President Bush apparently thinks two wrongs make a right. He plans to break a new law, because he wants the right to torture detainees in the war on terror.
Bush and Vice President Cheney fought congressional efforts in the fall to ban torture. They tried to defeat an amendment to the defense-spending bill prohibiting cruel, humiliating and degrading treatment of terrorists or those suspected of terrorism. They lost.
The Senate approved the amendment overwhelmingly by a 90-9 vote. Even then Cheney tried to get a loophole for CIA operatives. He lost.
The House of Representatives supported the ban with a 308-122 vote. The Bush administration lost yet again.
Bush said the anti-torture ban “made it clear to the world that this government does not torture and that we adhere to the international convention of torture.
Bush signed into law last Friday a ban on torture that Congress passed and he opposed.
But Bush apparently didn’t mean what he had said and had no plans to obey the law he signed.
Attached to the bill was a “signing statement,” an official document that contained the president’s interpretation of the law.
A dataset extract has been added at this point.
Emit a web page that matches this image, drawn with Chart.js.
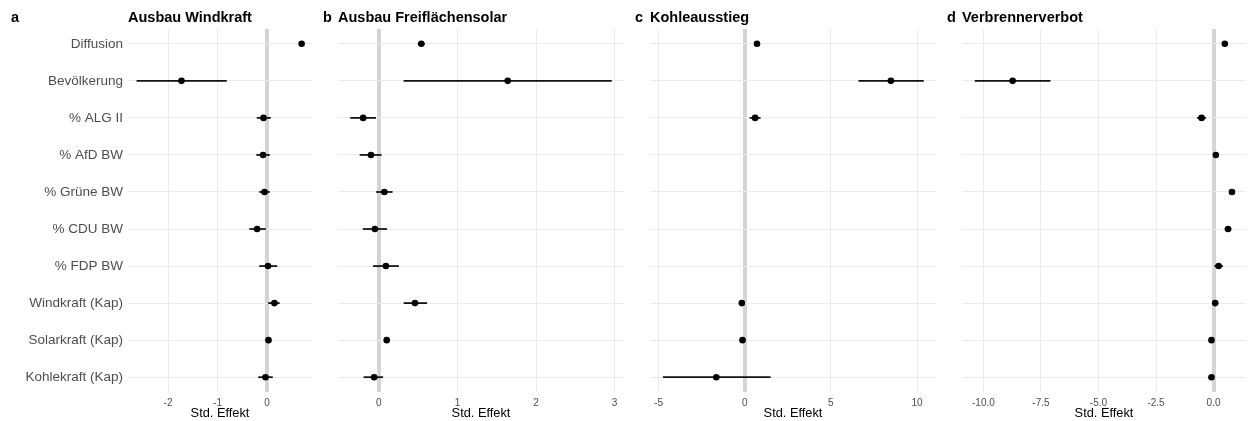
<!DOCTYPE html>
<html>
<head>
<meta charset="utf-8">
<script src="https://cdn.jsdelivr.net/npm/chart.js@4/dist/chart.umd.min.js"></script>
<style>
  body { margin: 0; background: #fff; width: 1250px; height: 421px; overflow: hidden; position: relative; font-family: "Liberation Sans", Arial, sans-serif; }
  .box { position: absolute; top: 0; height: 421px; }
  .ttl { position: absolute; top: 10px; font-size: 14.5px; line-height: 14.5px; font-weight: bold; color: #000; white-space: nowrap; }
</style>
</head>
<body>
<div class="box" style="left:0;width:316px"><canvas id="chartA"></canvas></div>
<div class="box" style="left:316px;width:312px"><canvas id="chartB"></canvas></div>
<div class="box" style="left:628px;width:312px"><canvas id="chartC"></canvas></div>
<div class="box" style="left:940px;width:310px"><canvas id="chartD"></canvas></div>

<div class="ttl" style="left:11px">a</div>
<div class="ttl" style="left:128px">Ausbau Windkraft</div>
<div class="ttl" style="left:323px">b</div>
<div class="ttl" style="left:338px">Ausbau Freiflächensolar</div>
<div class="ttl" style="left:635px">c</div>
<div class="ttl" style="left:650px">Kohleausstieg</div>
<div class="ttl" style="left:947px">d</div>
<div class="ttl" style="left:962px">Verbrennerverbot</div>

<script>
// Predictors (top to bottom)
const categories = ['Diffusion', 'Bevölkerung', '% ALG II', '% AfD BW', '% Grüne BW',
                    '% CDU BW', '% FDP BW', 'Windkraft (Kap)', 'Solarkraft (Kap)', 'Kohlekraft (Kap)'];

// a Ausbau Windkraft
const windEst = [0.70, -1.73, -0.07, -0.08, -0.05, -0.20, 0.02, 0.15, 0.03, -0.03];
const windLo  = [0.67, -2.63, -0.20, -0.21, -0.15, -0.35, -0.15, 0.03, 0.01, -0.17];
const windHi  = [0.73, -0.82, 0.07, 0.05, 0.05, -0.03, 0.20, 0.25, 0.05, 0.11];

// b Ausbau Freiflächensolar
const solarEst = [0.54, 1.64, -0.20, -0.10, 0.07, -0.05, 0.09, 0.46, 0.10, -0.06];
const solarLo  = [0.50, 0.32, -0.36, -0.24, -0.03, -0.20, -0.07, 0.32, 0.08, -0.19];
const solarHi  = [0.58, 2.96, -0.04, 0.03, 0.17, 0.10, 0.25, 0.61, 0.12, 0.05];

// c Kohleausstieg (no party shares)
const coalEst = [0.71, 8.48, 0.60, null, null, null, null, -0.17, -0.13, -1.65];
const coalLo  = [0.60, 6.62, 0.30, null, null, null, null, -0.30, -0.25, -4.73];
const coalHi  = [0.82, 10.37, 0.90, null, null, null, null, -0.04, -0.01, 1.48];

// d Verbrennerverbot
const carEst = [0.49, -8.73, -0.52, 0.10, 0.80, 0.63, 0.22, 0.07, -0.09, -0.09];
const carLo  = [0.40, -10.36, -0.70, 0.00, 0.70, 0.50, 0.05, -0.05, -0.18, -0.20];
const carHi  = [0.58, -7.10, -0.34, 0.20, 0.90, 0.76, 0.39, 0.19, 0.00, 0.02];

const fontFamily = '"Liberation Sans", Arial, sans-serif';

function makePanel(canvasId, est, lo, hi, xMin, xMax, step, decimals, showLabels, padLeft) {
    const points = [];
    const bars = [];
    est.forEach((v, i) => {
        if (v === null) return;
        points.push({ x: v, y: i });
        bars.push({ x: [lo[i], hi[i]], y: i });
    });

    return new Chart(document.getElementById(canvasId), {
        type: 'bar',
        data: {
            datasets: [
                { type: 'scatter', data: points, pointRadius: 3.3, pointBorderWidth: 0,
                  pointBackgroundColor: '#000', order: 0 },
                { type: 'bar', data: bars, backgroundColor: '#111', barThickness: 1.1,
                  borderWidth: 0, order: 1 }
            ]
        },
        options: {
            indexAxis: 'y',
            responsive: true,
            maintainAspectRatio: false,
            animation: false,
            events: [],
            layout: { padding: { top: 29, bottom: 0, left: padLeft, right: 2 } },
            plugins: { legend: { display: false }, tooltip: { enabled: false } },
            scales: {
                x: {
                    type: 'linear', min: xMin, max: xMax,
                    border: { display: false },
                    grid: {
                        drawTicks: false,
                        // thick grey reference line at zero
                        color: ctx => ctx.tick && ctx.tick.value === 0 ? '#d4d4d4' : '#ebebeb',
                        lineWidth: ctx => ctx.tick && ctx.tick.value === 0 ? 4 : 1
                    },
                    ticks: {
                        stepSize: step, includeBounds: false, padding: 5,
                        color: '#4d4d4d', font: { family: fontFamily, size: 10 },
                        callback: v => v.toFixed(decimals)
                    },
                    title: { display: true, text: 'Std. Effekt', color: '#000',
                             padding: { top: 0, bottom: 0 }, font: { family: fontFamily, size: 12.8 } },
                    afterFit: s => { s.height = 29; }
                },
                y: {
                    type: 'linear', min: -0.4, max: 9.4, reverse: true, offset: false,
                    border: { display: false },
                    grid: { drawTicks: false, offset: false, color: '#ebebeb' },
                    ticks: {
                        display: showLabels, stepSize: 1, includeBounds: false, padding: 5,
                        color: '#4d4d4d', font: { family: fontFamily, size: 13.5 },
                        callback: v => categories[v] || ''
                    },
                    afterFit: s => { s.width = showLabels ? 128 : 0; }
                }
            }
        }
    });
}

makePanel('chartA', windEst, windLo, windHi, -2.81, 0.91, 1, 0, true, 0);
makePanel('chartB', solarEst, solarLo, solarHi, -0.52, 3.12, 1, 0, false, 22);
makePanel('chartC', coalEst, coalLo, coalHi, -5.5, 11.1, 5, 0, false, 22);
makePanel('chartD', carEst, carLo, carHi, -10.93, 1.41, 2.5, 1, false, 22);
</script>
</body>
</html>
That document stated that in extreme circumstances the president could waive the law for the sake of national security.
Three Republican senators quickly rejected Bush’s claim that he can bypass the law.
Senators John Warner (R-Va.) and John McCain (R-Ariz.) issued a joint statement asserting that the president could not override the law against cruel, inhumane and degrading treatment of American prisoners.
“We believe the president understands Congress’ intent in passing by very large majorities legislation governing the treatment of detainees included in the 2006 Department of Defense Appropriations and Authorization bills,” they said. “The Congress declined, when asked by administration officials, to include a presidential waiver of the restrictions included in our legislation. Our committee intends through strict oversight to monitor the administration’s implementation of the new law.”
Another senator, Lindsey Graham (R-S.C.) supported Warner and McCain.
Graham, a member of Corinth Baptist Church in Seneca, S.C., told the Boston Globe, ”I do not believe that any political figure in the country has the ability to set aside any … law of armed conflict that we have adopted or treaties that we have ratified.”
He said, ”If we go down that road, it will cause great problems for our troops in future conflicts, because [nothing] is to prevent other nations’ leaders from doing the same.”
The president’s action and these senators’ courage have set the stage for more conflict over the balance of power between the executive and legislative branches of government. May the legislative branch win. Our government is strongest and works best when power is balanced. The consolidation of power always leads to the abuse of power.
The president’s action also provides an opportunity for people of faith to explore civil morality.
Neither law breaking nor torture is morally the right thing to do. Two wrongs never equal a right. Obeying the law and treating prisoners with dignity is the right path to follow, the best way forward in a sinful world.
The president would do well to obey the law of the land, instead of continually trying to place himself above the law with the questionable argument that national security gives him special leeway.
We would do well to support these three Republican senators and speak up for a balance of power.
Robert Parham is the executive director of the Baptist Center for Ethics.